Armenia -- Hrant Markarian, a leader of the Armenian Revolutionary Federation party.
Armenia -- Hrant Markarian, a leader of the Armenian Revolutionary Federation party.

President Serzh Sarkisian could call fresh parliamentary elections soon in an effort to maximize his and his allies’ chances of holding on to power, a leader of the opposition Armenian Revolutionary Federation (Dashnaktsutyun) said on Wednesday.


Hrant Markarian, the de facto head of the party’s governing Bureau, also acknowledged that the rival Armenian National Congress (HAK) of former President Levon Ter-Petrosian remains the country’s leading opposition force.

“That is a reality,” Markarian told RFE/RL’s Armenian service in an interview. “The HAK plays the key opposition role.”

“But just as we didn’t allow anyone to look down and impose their will on us when we were in government, we won’t allow that to happen now,” he said, rejecting HAK leaders’ belief that everyone seeking government change in the country should join Ter-Petrosian’s bloc.

The HAK launched in February a fresh campaign of antigovernment rallies aimed at forcing Sarkisian to call fresh presidential and parliamentary elections.

In Markarian’s words, snap legislative polls would benefit only the Armenian government and it could therefore agree to hold them. “For some reason the authorities themselves could initiate pre-term parliamentary elections,” he said. “The main concern of the authorities now is the forthcoming elections.”

Markarian made clear that Dashnaktsutyun will not join any alliances ahead of the next elections and will contest them on its own. He said it is also extremely unlikely to join a new coalition government that could be formed by Sarkisian in the future.

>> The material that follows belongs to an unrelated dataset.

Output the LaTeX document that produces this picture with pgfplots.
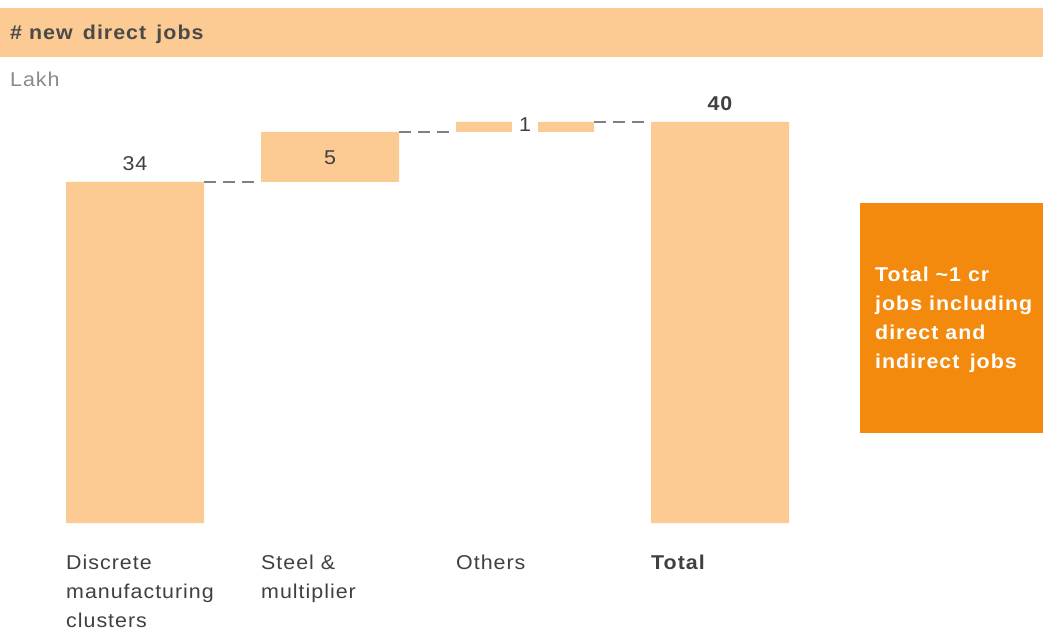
\documentclass[border=0pt]{standalone}
\usepackage{pgfplots}
\pgfplotsset{compat=1.18}
\usepackage{fontspec}
\setmainfont{Liberation Sans}[LetterSpace=5,FakeStretch=1.07]
\definecolor{barc}{HTML}{FBCB93}
\definecolor{boxc}{HTML}{F38A0D}
\definecolor{hdrtxt}{HTML}{4A4A4A}
\definecolor{lbl}{HTML}{404040}
\definecolor{lakh}{HTML}{8A8A8A}
\definecolor{dashc}{HTML}{808080}
\begin{document}
\begin{tikzpicture}[x=1pt,y=1pt]
\path (0,0) rectangle (1043,630);
\fill[barc] (0,573) rectangle (1043,622);
\node[anchor=base west, inner sep=0, text=hdrtxt, font=\fontsize{20}{24}\selectfont\bfseries] at (10,590) {\# new\ \,direct\ \,jobs};
\node[anchor=base west, inner sep=0, text=lakh, font=\fontsize{20}{24}\selectfont] at (10,543) {Lakh};
\fill[boxc] (860,197) rectangle (1043,427);
\node[anchor=north west, inner sep=0, text=white, align=left, font=\fontsize{20}{29}\selectfont\bfseries] at (875,363) {Total \textasciitilde1 cr\\jobs including\\direct and\\indirect\ \,jobs};
\begin{axis}[
  at={(37.5pt,107pt)}, anchor=south west,
  scale only axis, width=780pt, height=451.35pt,
  xmin=-0.5, xmax=3.5, ymin=0, ymax=45,
  axis line style={draw=none}, ytick=\empty,
  xtick={0,1,2,3}, major tick length=0pt,
  xticklabels={{Discrete\\manufacturing\\clusters}, {Steel \&\\multiplier}, Others, \textbf{Total}},
  xticklabel style={anchor=north west, xshift=-69pt, yshift=-32pt, align=left, inner sep=0pt, text=lbl, font=\fontsize{20}{29}\selectfont},
  ybar stacked, bar width=138pt,
  clip=false,
]
\addplot[draw=none, fill=none] coordinates {(0,0) (1,34) (2,39) (3,0)};
\addplot[draw=none, fill=barc] coordinates {(0,34) (1,5) (2,1) (3,40)};
\draw[dashc, line width=1.8pt, dash pattern=on 12pt off 7pt] (axis cs:0.354,34) -- (axis cs:0.646,34);
\draw[dashc, line width=1.8pt, dash pattern=on 12pt off 7pt] (axis cs:1.354,39) -- (axis cs:1.646,39);
\draw[dashc, line width=1.8pt, dash pattern=on 12pt off 7pt] (axis cs:2.354,40) -- (axis cs:2.646,40);
\coordinate (l34) at (axis cs:0,35.1);
\coordinate (l5) at (axis cs:1,35.7);
\coordinate (l1) at (axis cs:2,39.0);
\coordinate (l40) at (axis cs:3,41.1);
\end{axis}
\node[anchor=base, inner sep=0, text=lbl, font=\fontsize{20}{24}\selectfont] at (l34) {34};
\node[anchor=base, inner sep=0, text=lbl, font=\fontsize{20}{24}\selectfont] at (l5) {5};
\node[anchor=base, fill=white, inner xsep=7pt, inner ysep=0pt, text=lbl, font=\fontsize{20}{24}\selectfont] at (l1) {1};
\node[anchor=base, inner sep=0, text=lbl, font=\fontsize{20}{24}\selectfont\bfseries] at (l40) {40};
\end{tikzpicture}
\end{document}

“If the situation remains the same, if the same forces succeed with the same approaches, we will definitely not participate,” he said. “But I don’t want to rule out everything because nothing is impossible in politics.”

Dashnaktsutyun entered Sarkisian’s coalition cabinet formed in the wake of the February 2008 presidential election and deadly street clashes sparked by it. It pulled out of the governing coalition in April 2009 in protest against the president’s controversial policy of rapprochement with Turkey.

Markarian noted with satisfaction that both Sarkisian and Ter-Petrosian, who was the main opposition candidate in the 2008, now seem to recognize the need to prevent a repeat of the 2008 unrest. “I find that positive,” he said.